A strange phase of matter that previously existed purely in the realm of theory has finally been detected in a real material.

It's known as the Bragg glass phase – a strange, seemingly paradoxical arrangement of atoms in a glass material where the particles are nearly as ordered as those in a perfect crystal. Scientists weren't even sure Bragg glass existed, but there it was, hiding in an alloy of palladium inserted between layers of terbium and tellurium (PdxErTe3).

The discovery, led by physicist Krishnanand Mallayya of Cornell University and published in Nature Physics, not only sheds light on the way materials can behave but demonstrates a powerful new set of techniques for probing the atomic structures of exotic materials.

The phases in question have to do with the way atoms and molecules are arranged. A long-range ordered phase is one in which the molecules in a crystalline solid are arranged in a neat, geometric, three-dimensional pattern. A disordered phase is one in which the component atoms are all jumbled up. Liquids are disordered in this fashion, but so are some solids, such as glass.

Between these arrangements, physicists predicted the existence of a third phase. That's Bragg glass.

Mallayya and his team thought they might find it in a material that contains a charge density wave (CDW), a phenomenon commonly found in two dimensional materials which describes the periodic modulation of a material's charge density. Think of it as a 'wave' in the way electrons are distributed.

For each of the three phases, the CDW behaves differently. For a long-range ordered phase, the CDW correlates with the material's structure continues indefinitely. For a disordered state, it breaks down within a finite distance. For Bragg glass, the correlation breaks down – but more slowly and over a longer distance than the disordered state, only seeming to disappear at infinite distances.

A table classifying the diagnostic properties for each of the three phases. (Mallayya et al., Nat. Phys., 2024)

"The challenge," says physicist Eun-Ah Kim of Cornell University, "is detecting these distinctions from experimental data that also reflects real-life issues like noise and finite resolution of the experimental setup."

To detect the phase required a lot of work.

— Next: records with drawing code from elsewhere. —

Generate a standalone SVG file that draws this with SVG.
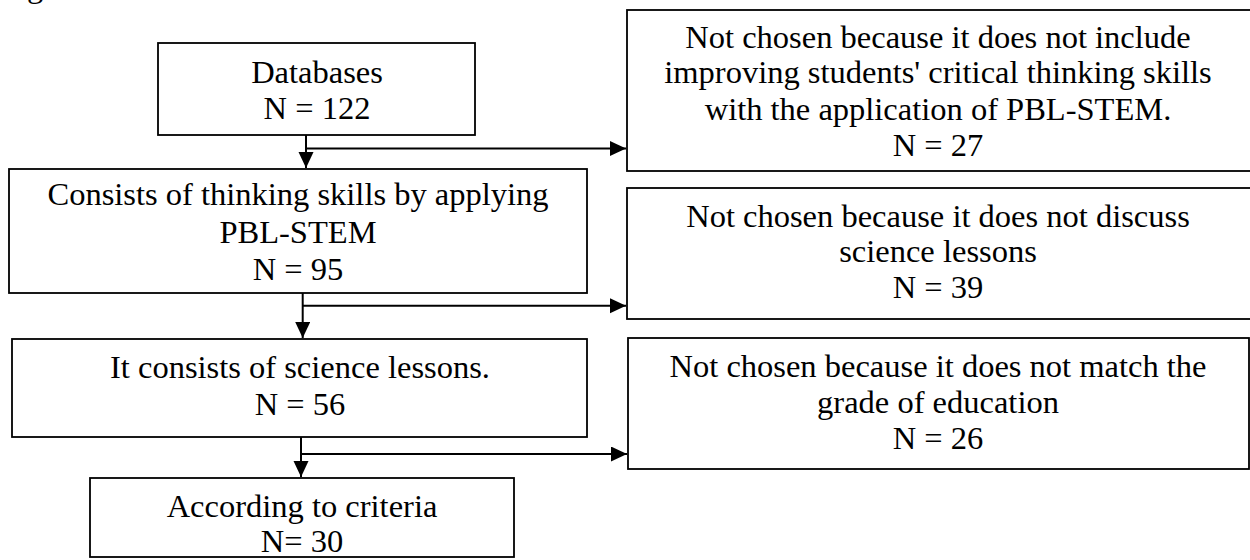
<svg xmlns="http://www.w3.org/2000/svg" width="1250" height="560" viewBox="0 0 1250 560">
<style>
.box{fill:#fff;stroke:#000;stroke-width:1.8}
.t{font-family:"Liberation Serif","Times New Roman",serif;font-size:32.5px;fill:#000;text-anchor:middle}
.c{fill:none;stroke:#000;stroke-width:2}
</style>
<defs>
<marker id="ah" markerUnits="userSpaceOnUse" markerWidth="17" markerHeight="16" refX="16" refY="7.5" orient="auto">
<path d="M0,0 L16,7.5 L0,15 z" fill="#000"/>
</marker>
</defs>
<rect width="1250" height="560" fill="#fff"/>
<text class="t" x="0" y="-3" style="text-anchor:start">Figure 1.</text>
<g id="connectors">
<path class="c" d="M306,135 V168" marker-end="url(#ah)"/>
<path class="c" d="M306,148.5 H626" marker-end="url(#ah)"/>
<path class="c" d="M302.7,293 V338" marker-end="url(#ah)"/>
<path class="c" d="M302.7,305.7 H626" marker-end="url(#ah)"/>
<path class="c" d="M301,437 V477" marker-end="url(#ah)"/>
<path class="c" d="M301,454 H627" marker-end="url(#ah)"/>
</g>
<g id="n1">
<rect class="box" x="158" y="43" width="317" height="92"/>
<text class="t" x="317" y="83">Databases</text>
<text class="t" x="317" y="119">N = 122</text>
</g>
<g id="n2">
<rect class="box" x="9" y="169" width="578" height="124"/>
<text class="t" x="298" y="205">Consists of thinking skills by applying</text>
<text class="t" x="298" y="243">PBL-STEM</text>
<text class="t" x="298" y="280">N = 95</text>
</g>
<g id="n3">
<rect class="box" x="12" y="339" width="575" height="98"/>
<text class="t" x="300" y="378">It consists of science lessons.</text>
<text class="t" x="300" y="415">N = 56</text>
</g>
<g id="n4">
<rect class="box" x="90" y="478" width="424" height="79"/>
<text class="t" x="302" y="517">According to criteria</text>
<text class="t" x="302" y="552">N= 30</text>
</g>
<g id="r1">
<rect class="box" x="627" y="10" width="630" height="161"/>
<text class="t" x="938" y="48">Not chosen because it does not include</text>
<text class="t" x="938" y="83">improving students' critical thinking skills</text>
<text class="t" x="938" y="120">with the application of PBL-STEM.</text>
<text class="t" x="938" y="156">N = 27</text>
</g>
<g id="r2">
<rect class="box" x="627" y="188" width="630" height="131"/>
<text class="t" x="938" y="227">Not chosen because it does not discuss</text>
<text class="t" x="938" y="262">science lessons</text>
<text class="t" x="938" y="298">N = 39</text>
</g>
<g id="r3">
<rect class="box" x="628" y="338" width="621" height="131"/>
<text class="t" x="938" y="377">Not chosen because it does not match the</text>
<text class="t" x="938" y="413">grade of education</text>
<text class="t" x="938" y="449">N = 26</text>
</g>
</svg>
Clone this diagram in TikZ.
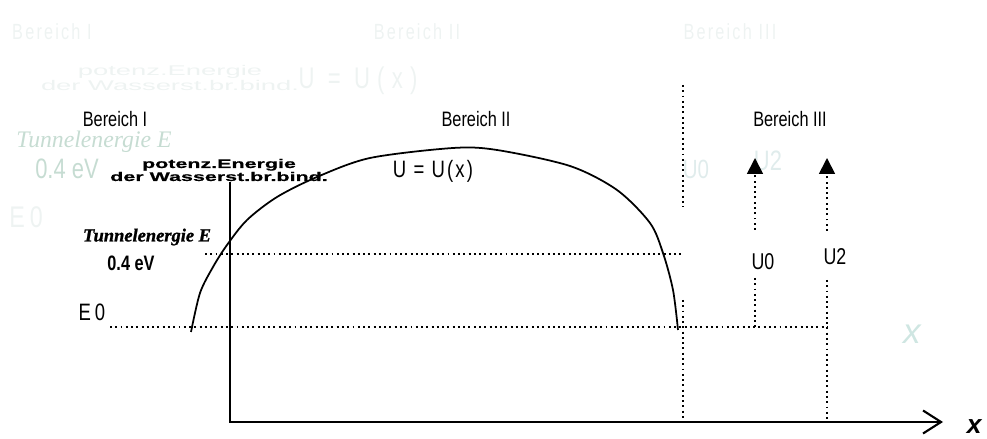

First, there was the material; PdxErTe3 was carefully studied by scientists at SLAC and Stanford several years ago, and the researchers determined it would be suitable for their purposes.

To probe the structure of the material, the researchers sent their samples to the Argonne National Laboratory. There, the PdxErTe3 was bombarded with X-rays to measure the way the light diffracted off the interior of the material.

Finally, to pore through and analyze the absolute scads of X-ray diffraction data, the researchers used a machine learning data analysis tool called X-ray Temperature Clustering (X-TEC). This allowed them to probe thousands of CDW peaks – "the first time CDW fluctuations have been analyzed from more than a handful of peaks," the researchers note.

From CDW peak asymmetry, Mallayya and his team claim to have finally identified the existence of the Bragg glass phase, experimentally confirming its real-world existence. This represents significant headway into understanding this elusive phase.

Aside from confirming existing models, their techniques should also prove useful for future research: the X-TEC tool was able to extract features from the data with high precision, at a high rate, which promises many future discoveries to come.

"Using machine learning tools and data-scientific perspectives, we can go after challenging questions and track down subtle signatures through a comprehensive data analysis," Kim says.

The team's findings have been published in Nature Physics.